Over sixty years ago, on Sunday mornings, we passed through a part of Albany called “Green Street.” The cobblestones were littered with bottles, clothing, and men and women foul with vomit. Less than a mile away, families named van Loon and ten Broeck dwelt in regal isolation behind husky doormen and darkened foyers. Another disconnect.

Over forty years ago my wife and I traveled on Sundays to the dying coal fields of eastern Ohio. The Presbyterian Church paid me to conduct worship services for struggling little congregations back in the hills. Overturned vehicles littered side yards. Streams ran orange. The slag on the mountainsides had caught fire, and sent sulfurous fumes drifting down the valley.

I warned my wife not to talk about any material things. So she asked one old woman how her garden was doing.

“Honey,” she answered, “I ain’t had the money for seeds.”

On the way home, we ate at a restaurant where Ohio burghers and their wives stopped for dinner. Buicks and Cadillacs filled the parking lot. Steeped in the aroma of pot roast, we marveled at the difference a few miles had made. Another disconnect.

Last month I watched the Olympics. Between events I gazed at the magnificent stadiums that had been erected, costing billions of dollars. Nothing had been spared to make the venues as magnificent as possible.

Only 1600 miles south of Athens, in a part of Sudan called Darfur, hundreds of thousands of Africans have been forced from their homes. Tens of thousands have been slaughtered, raped, disfigured, or enslaved. To their everlasting credit, private citizens and aid organizations have flocked to help with the immediate problems of starvation and disease. Meanwhile, the political repression and ethnic cleansing by a corrupt government is debated at the United Nations. Does this rise to a level requiring UN intervention?

Sudan is a complicated state, cobbled together by the British in 1916. Its situation is exacerbated by diminishing resources due to the relentless advance of the Sahara. Sudan’s government has lied and made promises it has no intention of keeping. The United Nations spends itself in debate and temporizing. The United States is otherwise engaged, a few hundred miles north, in an enterprise much like the British one in 1916. It had no qualms about tackling Iraq essentially alone. Bring it on! But Darfur? Well, it’s not as simple as it looks. Disconnect.
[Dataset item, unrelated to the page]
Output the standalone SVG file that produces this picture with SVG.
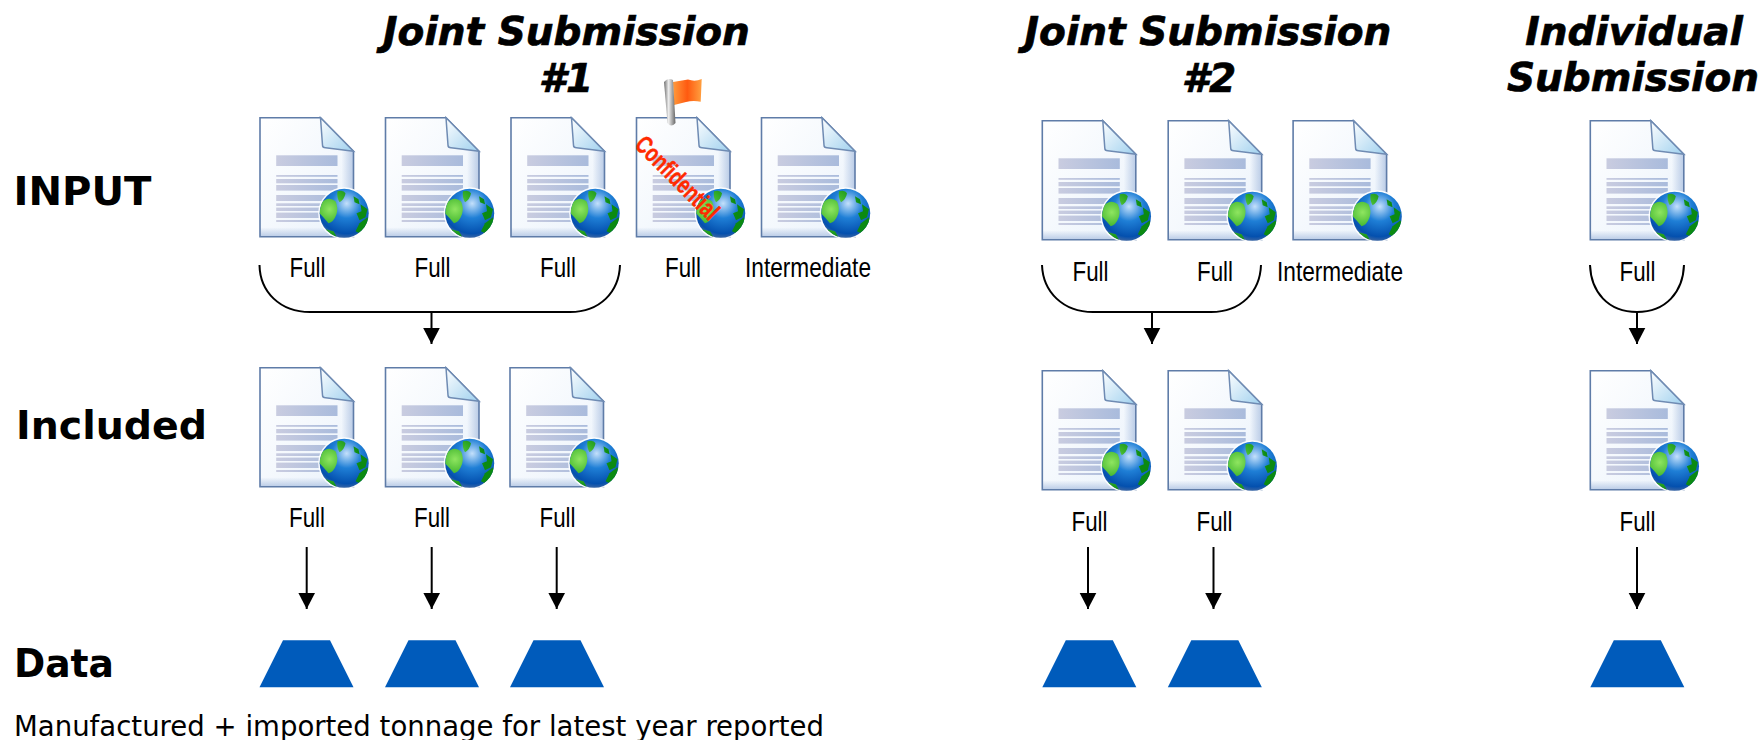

Actually, it is quite simple. If people are starving and you’ve got food, you feed them; if they’re sick, you try to heal them; if they’re in peril, you protect them from their oppressors. The mightiest of us – nations, institutions, individuals – will be judged ultimately by how well we took care of the weakest among us.

This is Willem Lange up in Etna, New Hampshire, and I gotta get back to work.

Willem Lange is a contractor, writer, and storyteller who lives in Etna, New Hampshire. He spoke from our studio in Norwich.